PhD Project - Embodied Cognition in Virtual Environments with Diachronic Analysis of Linguistic and Visual Inputs
- Starting December 2020-
Historical analysis of cognitive structures has been conducted through the study of spatial relationships in historical texts, images, and maps. Recent research in machine learning presents exciting opportunities to extend this analysis to embodied cognition by placing agents in virtual environments. Consider an agent that must navigate a virtual rendering of a historical location using linguistic instructions and visual cues derived from contemporaneous guidebooks and maps. The agent will be required to process linguistic, visual, and spatial information that are related to the source documents under study. In the performance of actions, the agent will also develop representations and reasoning that correspond to the environment and inputs. In this research, agents will be placed in virtual environments to perform two tasks. First agents will navigate to a destination with the assistance of natural language instructions from texts. On reaching the destination, agents will then conduct place recognition using linguistic and visual cues derived from texts and images. The proposed research will enable diachronic analysis of cognitive structures in relation to locations and entities in the artefacts under investigation.

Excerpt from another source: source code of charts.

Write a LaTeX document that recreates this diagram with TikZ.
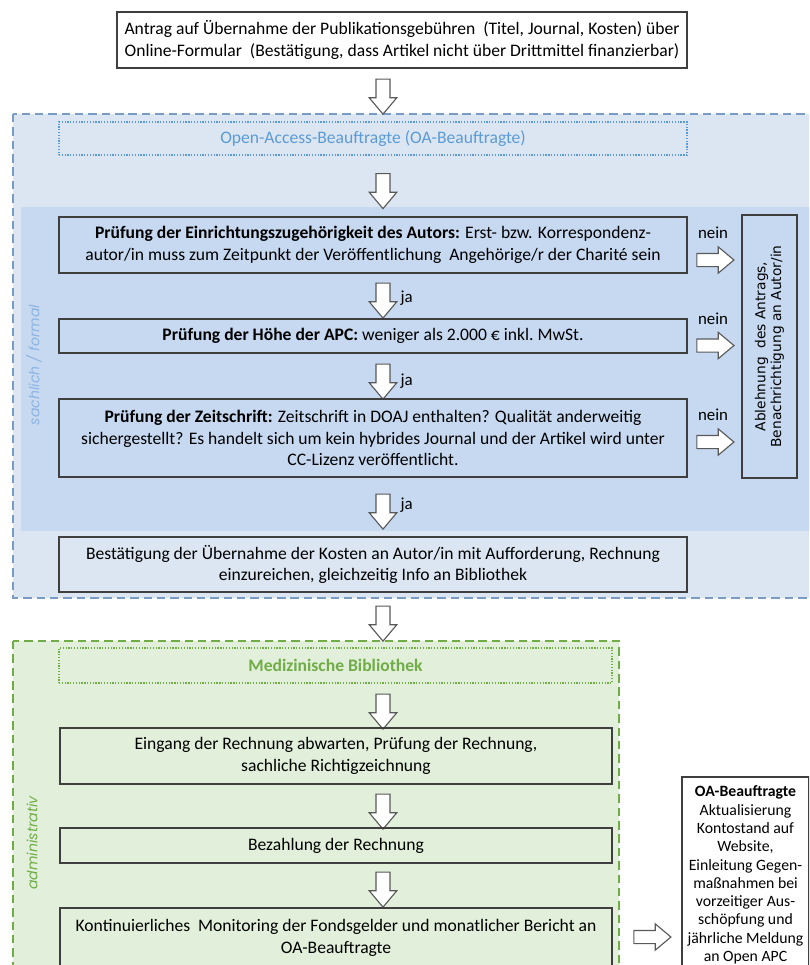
\documentclass[tikz,border=0pt]{standalone}
\usepackage{fontspec}
\setmainfont{Carlito}
\newfontfamily\vfont{DejaVu Sans}
\newfontfamily\geofont{Poppins}
\usepackage{xcolor}
\usepackage{tikz}
\usetikzlibrary{shapes.arrows}

\definecolor{blauHell}{HTML}{DCE6F2}
\definecolor{blauDunkel}{HTML}{C6D9F1}
\definecolor{blauRand}{HTML}{7A9CC4}
\definecolor{blauText}{HTML}{5B9BD5}
\definecolor{blauLabel}{HTML}{8DB4E2}
\definecolor{gruenHell}{HTML}{E2EFDA}
\definecolor{gruenRand}{HTML}{70AD47}
\definecolor{rahmen}{HTML}{3F3F3F}
\definecolor{pfeil}{HTML}{595959}

\begin{document}
\begin{tikzpicture}[x=0.025cm, y=-0.025cm, line width=0.9pt,
    box/.style={draw=rahmen, align=center, inner sep=0pt, font=\fontsize{12.5}{15.5}\selectfont},
    dotbox/.style={line width=1.2pt, dash pattern=on 0.9pt off 1.1pt, align=center, inner sep=0pt, font=\fontsize{12.5}{15.5}\selectfont},
    darr/.style={single arrow, draw=pfeil, fill=white, line width=0.8pt, rotate=-90,
        minimum height=0.875cm, inner xsep=0pt, inner ysep=0.16cm,
        single arrow head extend=0.17cm, single arrow tip angle=80},
    rarr/.style={single arrow, draw=pfeil, fill=white, line width=0.8pt,
        minimum height=0.925cm, inner xsep=0pt, inner ysep=0.15cm,
        single arrow head extend=0.165cm, single arrow tip angle=80},
    lbl/.style={font=\fontsize{12}{14}\selectfont, inner sep=0pt}]
        \useasboundingbox (0,0) rectangle (809,965);
        \clip (0,0) rectangle (809,965);

        % 蓝色区域 (OA-Beauftragte)
        \fill[blauHell] (13,114) rectangle (840,598);
        \draw[blauRand, dash pattern=on 6pt off 3.5pt] (13,114) rectangle (840,598);
        \fill[blauDunkel] (21,207) rectangle (840,531);

        % 绿色区域 (Bibliothek)
        \fill[gruenHell] (13,641) rectangle (619,1000);
        \draw[gruenRand, dash pattern=on 6pt off 3.5pt] (13,641) rectangle (619,1000);

        % 开头的申请
        \node[box, fill=white, minimum width=14.25cm, minimum height=1.4cm] (antrag) at (402,40)
            {Antrag auf Übernahme der Publikationsgebühren\ \ (Titel, Journal, Kosten) über\\Online-Formular\ \ (Bestätigung, dass Artikel nicht über Drittmittel finanzierbar)};
        \node[darr] (a1) at (383,92.5) {};

        % 负责人
        \node[dotbox, draw=blauText, text=blauText, minimum width=15.7cm, minimum height=0.825cm] (oa) at (373,138.5)
            {Open-Access-Beauftragte (OA-Beauftragte)};
        \node[darr] (a2) at (383,187) {};

        % 三个检查步骤
        \node[box, minimum width=15.7cm, minimum height=1.4cm] (p1) at (373,245)
            {\textbf{Prüfung der Einrichtungszugehörigkeit des Autors:} Erst- bzw. Korrespondenz-\\autor/in muss zum Zeitpunkt der Veröffentlichung\ \ Angehörige/r der Charité sein};
        \node[darr] (a3) at (383,296.5) {};
        \node[lbl, anchor=west] (ja1) at (400,298) {ja};

        \node[box, minimum width=15.7cm, minimum height=0.85cm] (p2) at (373,336)
            {\textbf{Prüfung der Höhe der APC:} weniger als 2.000 € inkl.\ MwSt.};
        \node[darr] (a4) at (383,377.5) {};
        \node[lbl, anchor=west] (ja2) at (400,381) {ja};

        \node[box, minimum width=15.7cm, minimum height=1.95cm] (p3) at (373,438)
            {\textbf{Prüfung der Zeitschrift:} Zeitschrift in DOAJ enthalten? Qualität anderweitig\\sichergestellt? Es handelt sich um kein hybrides Journal und der Artikel wird unter\\CC-Lizenz veröffentlicht.};
        \node[darr] (a5) at (383,507.5) {};
        \node[lbl, anchor=west] (ja3) at (400,505) {ja};

        % 拒绝
        \node[box, rotate=90, minimum width=6.575cm, minimum height=1.375cm,
            font=\vfont\fontsize{9.8}{11.2}\selectfont] (abl) at (769.5,346.5)
            {Ablehnung\ \ des Antrags,\\Benachrichtigung an Autor/in};
        \foreach \y/\n in {260/1, 345.5/2, 442/3} {
            \node[rarr] (r\n) at (711.5,\y) {};
            \node[lbl] (nein\n) at (713,\y-27) {nein};
        }

        % 确认
        \node[box, minimum width=15.7cm, minimum height=1.375cm] (best) at (373,564.5)
            {Bestätigung der Übernahme der Kosten an Autor/in mit Aufforderung, Rechnung\\einzureichen, gleichzeitig Info an Bibliothek};
        \node[darr] (a6) at (383,619.5) {};

        % 图书馆
        \node[dotbox, draw=gruenRand, text=gruenRand, font=\bfseries\fontsize{12.5}{15.5}\selectfont,
            minimum width=13.825cm, minimum height=0.875cm] (mb) at (335.5,665.5) {Medizinische Bibliothek};
        \node[darr] (a7) at (383,707.5) {};
        \node[box, minimum width=13.8cm, minimum height=1.4cm] (eing) at (336,756)
            {Eingang der Rechnung abwarten, Prüfung der Rechnung,\\sachliche Richtigzeichnung};
        \node[darr] (a8) at (383,807.5) {};
        \node[box, minimum width=13.8cm, minimum height=0.875cm] (bez) at (336,845.5) {Bezahlung der Rechnung};
        \node[darr] (a9) at (383,885.5) {};
        \node[box, minimum width=13.8cm, minimum height=1.5cm] (mon) at (336,938)
            {Kontinuierliches\ \ Monitoring der Fondsgelder und monatlicher Bericht an\\OA-Beauftragte};

        % 右下角的框
        \node[rarr] (r4) at (648.5,937) {};
        \node[box, fill=white, minimum width=3.175cm, minimum height=4.9cm,
            font=\fontsize{11.2}{13}\selectfont] (oar) at (745.5,875)
            {\textbf{OA-Beauftragte}\\Aktualisierung\\Kontostand auf\\Website,\\Einleitung Gegen-\\maßnahmen bei\\vorzeitiger Aus-\\schöpfung und\\jährliche Meldung\\an Open APC};

        % 侧面标签
        \node[rotate=90, text=blauLabel, font=\geofont\itshape\fontsize{10}{12}\selectfont] (sach) at (34,365) {sachlich / formal};
        \node[rotate=90, text=gruenRand, font=\geofont\itshape\fontsize{10}{12}\selectfont] (adm) at (32,843) {administrativ};
    \end{tikzpicture}
\end{document}
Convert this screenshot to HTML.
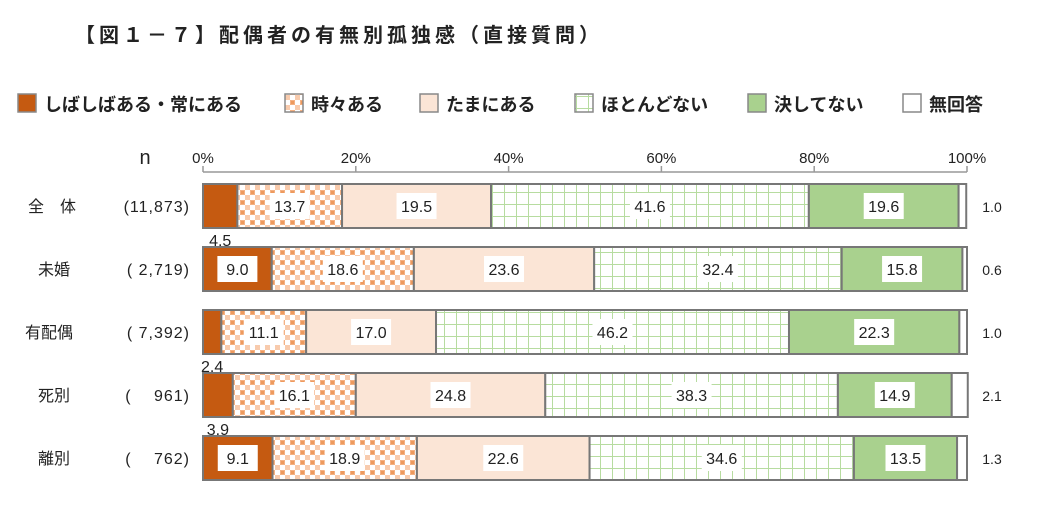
<!DOCTYPE html>
<html><head><meta charset="utf-8"><style>
body{margin:0;background:#fff;}
svg text{font-family:"Liberation Sans","Noto Sans CJK JP",sans-serif;}
</style></head><body>
<svg id="chart" width="1042" height="520" xmlns="http://www.w3.org/2000/svg">
<defs>
<pattern id="pCheck" width="10" height="10" patternUnits="userSpaceOnUse">
<rect width="10" height="10" fill="#fff"/>
<rect x="0" y="0" width="5" height="5" fill="#F4B183"/>
<rect x="5" y="5" width="5" height="5" fill="#F8CBAD"/>
<rect x="1" y="1" width="3" height="3" fill="#ED9A5E"/>
</pattern>
<pattern id="pGrid" width="12" height="12" patternUnits="userSpaceOnUse">
<rect width="12" height="12" fill="#fff"/>
<path d="M0 0.5H12M0.5 0V12" stroke="#B7DCA0" stroke-width="1"/>
</pattern>
</defs>
<text x="75" y="42" font-size="20" font-weight="bold" letter-spacing="4" fill="#222">【図１－７】配偶者の有無別孤独感（直接質問）</text>
<g id="legend"></g>
<g id="axis"></g>
<g id="bars"></g>
</svg>
<script>
const categories=["全　体","未婚","有配偶","死別","離別"];
const nLabels=["(11,873)","( 2,719)","( 7,392)","(　 961)","(　 762)"];
const seriesNames=["しばしばある・常にある","時々ある","たまにある","ほとんどない","決してない","無回答"];
const s1=[4.5,9.0,2.4,3.9,9.1];
const s2=[13.7,18.6,11.1,16.1,18.9];
const s3=[19.5,23.6,17.0,24.8,22.6];
const s4=[41.6,32.4,46.2,38.3,34.6];
const s5=[19.6,15.8,22.3,14.9,13.5];
const s6=[1.0,0.6,1.0,2.1,1.3];
const ticks=[0,20,40,60,80,100];
const fills=["#C55A11","url(#pCheck)","#FBE5D6","url(#pGrid)","#A9D18E","#fff"];
const NS="http://www.w3.org/2000/svg";
const X0=203,X1=967;
const xs=v=>X0+(X1-X0)*v/100;
const rowY=i=>184+63*i;
const BH=44;
function mk(t,a,p,txt){const e=document.createElementNS(NS,t);for(const k in a)e.setAttribute(k,a[k]);if(txt!==undefined)e.textContent=txt;p.appendChild(e);return e;}
const lg=document.getElementById('legend');
const lx=[18,285,420,575,748,903];
seriesNames.forEach((n,i)=>{
 const r=mk('rect',{x:lx[i],y:94,width:18,height:18,fill:fills[i],stroke:"#888","stroke-width":1.5},lg);
 
 
 const t=mk('text',{x:lx[i]+26,y:111,"font-size":18,"font-weight":"bold",fill:"#222"},lg,n);
 
 
});
const ax=document.getElementById('axis');
mk('line',{x1:X0,y1:172,x2:X1,y2:172,stroke:"#999","stroke-width":1.5},ax);
const nh=mk('text',{x:145,y:164,"font-size":20,fill:"#222","text-anchor":"middle"},ax,"n");


ticks.forEach(t=>{
 mk('line',{x1:xs(t),y1:166,x2:xs(t),y2:172,stroke:"#999","stroke-width":1.5},ax);
 const tt=mk('text',{x:xs(t),y:163,"font-size":15,fill:"#222","text-anchor":"middle"},ax,t+"%");
 
 
});
const bg=document.getElementById('bars');
const series=[s1,s2,s3,s4,s5,s6];
categories.forEach((c,i)=>{
 const y=rowY(i),cy=y+BH/2;
 const cl=mk('text',{x:category_x(i),y:cy+6,"font-size":16,fill:"#222"},bg,c);
 
 
 const nl=mk('text',{x:190,y:cy+6,"font-size":16,"letter-spacing":"1",fill:"#222","text-anchor":"end"},bg,nLabels[i]);
 
 
 let acc=0;
 series.forEach((s,j)=>{
  const v=s[i];const x=xs(acc),w=xs(acc+v)-x;
  const r=mk('rect',{x:x,y:y,width:w,height:BH,fill:fills[j],stroke:"#777","stroke-width":2},bg);
  
  
  const mid=x+w/2;
  if(j===5){
   const t=mk('text',{x:992,y:cy+6,"font-size":14,fill:"#222","text-anchor":"middle"},bg,v.toFixed(1));
   
   
  }else if(v<5){
   const t=mk('text',{x:mid,y:y+BH+18,"font-size":16,fill:"#222","text-anchor":"middle"},bg,v.toFixed(1));
   
   
  }else{
   mk('rect',{x:mid-20,y:cy-13,width:40,height:26,fill:"#fff"},bg);
   const t=mk('text',{x:mid,y:cy+6,"font-size":16,fill:"#222","text-anchor":"middle"},bg,v.toFixed(1));
   
   
  }
  acc+=v;
 });
});
function category_x(i){return i===0?28:(categories[i].length===3?25:38);}
</script>
</body></html>
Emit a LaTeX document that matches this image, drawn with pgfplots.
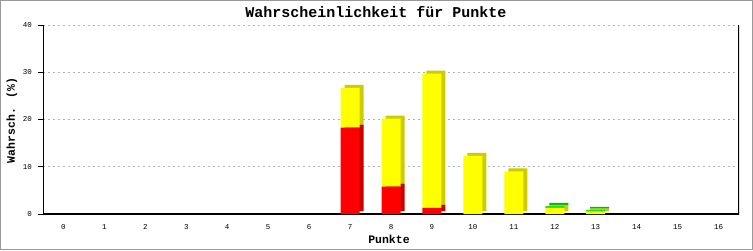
\documentclass[border=0pt]{standalone}
\usepackage{fontspec}
\setmainfont{Liberation Mono}
\usepackage{pgfplots}
\pgfplotsset{compat=1.18}
\definecolor{fred}{HTML}{FF0000}
\definecolor{dred}{HTML}{C80000}
\definecolor{fyel}{HTML}{FFFF00}
\definecolor{dyel}{HTML}{CCCC00}
\definecolor{fgrn}{HTML}{22DD22}
\definecolor{dgrn}{HTML}{00BB00}
\pgfplotsset{
  base/.style={
    scale only axis, width=696pt, height=189pt,
    at={(43pt,36pt)}, anchor=south west,
    xmin=-0.5, xmax=16.5, ymin=0, ymax=40,
  },
  barax/.style={base, hide axis, ybar stacked, bar width=19pt},
}
\begin{document}
\begin{tikzpicture}[x=1pt,y=1pt]
\useasboundingbox (0,0) rectangle (753,250);
\fill[white] (0,0) rectangle (753,250);
\draw[gray!80, line width=1.2pt] (0.6,0.6) rectangle (752.4,249.4);
% grid, ticks, labels
\begin{axis}[base,
  axis line style={draw=none},
  /pgf/number format/assume math mode=true,
  xtick={0,...,16}, ytick={0,10,20,30,40},
  ymajorgrids, major grid style={gray!60, line width=0.9pt, dash pattern=on 2pt off 3pt},
  tick align=outside, major tick length=5pt,
  xtick style={draw=none},
  ytick style={black, line width=0.9pt},
  xtick pos=bottom, ytick pos=left,
  ticklabel style={font=\fontsize{7.5}{8}\selectfont},
  yticklabel style={anchor=east, inner sep=0pt, xshift=-6pt},
  xticklabel style={anchor=north, inner sep=0pt, yshift=-5pt},
  title={Wahrscheinlichkeit für Punkte},
  title style={font=\fontsize{15}{16}\selectfont\bfseries, at={(axis description cs:0.5,1)}, anchor=center, yshift=7pt, xshift=-15pt},
  xlabel={Punkte},
  xlabel style={font=\fontsize{11.5}{12}\selectfont\bfseries, at={(axis description cs:0.5,0)}, anchor=center, yshift=-25pt, xshift=-2pt},
  ylabel={Wahrsch. (\%)},
  ylabel style={font=\fontsize{11.5}{12}\selectfont\bfseries, at={(axis description cs:0,0.5)}, anchor=center, xshift=-1pt, yshift=31pt},
]
\addplot[draw=none] coordinates {(0,0)};
\end{axis}
% 3D side/top faces
\begin{axis}[barax]
\addplot[fill=dred, draw=none, xshift=4pt, yshift=3pt] coordinates {(7,18.3) (8,5.8) (9,1.3) (10,0) (11,0) (12,0) (13,0)};
\addplot[fill=dyel, draw=none, xshift=4pt, yshift=3pt] coordinates {(7,8.4) (8,14.4) (9,28.4) (10,12.3) (11,9.0) (12,1.3) (13,0.5)};
\addplot[fill=dgrn, draw=none, xshift=4pt, yshift=3pt] coordinates {(7,0) (8,0) (9,0) (10,0) (11,0) (12,0.4) (13,0.4)};
\end{axis}
% front faces
\begin{axis}[barax]
\addplot[fill=fred, draw=none] coordinates {(7,18.3) (8,5.8) (9,1.3) (10,0) (11,0) (12,0) (13,0)};
\addplot[fill=fyel, draw=none] coordinates {(7,8.4) (8,14.4) (9,28.4) (10,12.3) (11,9.0) (12,1.3) (13,0.5)};
\addplot[fill=fgrn, draw=none] coordinates {(7,0) (8,0) (9,0) (10,0) (11,0) (12,0.4) (13,0.4)};
\draw[black, line width=1.6pt] (rel axis cs:0,1) -- (rel axis cs:0,0) -- (rel axis cs:1,0) -- (rel axis cs:1,1);
\end{axis}
\end{tikzpicture}
\end{document}
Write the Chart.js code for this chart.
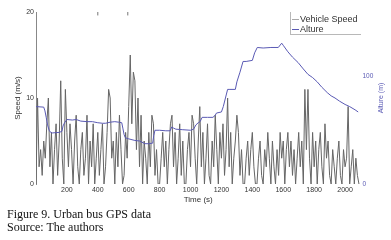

In this research, the project will develop and evaluate machine learning methods that apply to embodied vision and language tasks. The research plan includes combining visual, linguistic, and geospatial information in cross-modal and multimodal formulations. In the Vision and Language Navigation task, agents are required to learn from multimodal inputs, generate visual location summaries, and perform egocentric spatial location. The employment of natural language instructions in this task requires developing systems that conduct linguistic subtasks including resolving coreferences, accounting for changes in semantics over time, and handling rare words. Place recognition will employ techniques from both computational linguistics and computer vision. A multitask framework will be optimised to conduct Vision and Language Navigation and place recognition on the linguistic, visual, and geospatial inputs. Constituent models in this framework will employ brain-inspired architectures and learning methods with a focus on minimising the number of samples required to train a system on the second task. Statistical methods to be evaluated will include testing log-normal and Laplacian distributions as alternatives to Gaussian distributions when combining data.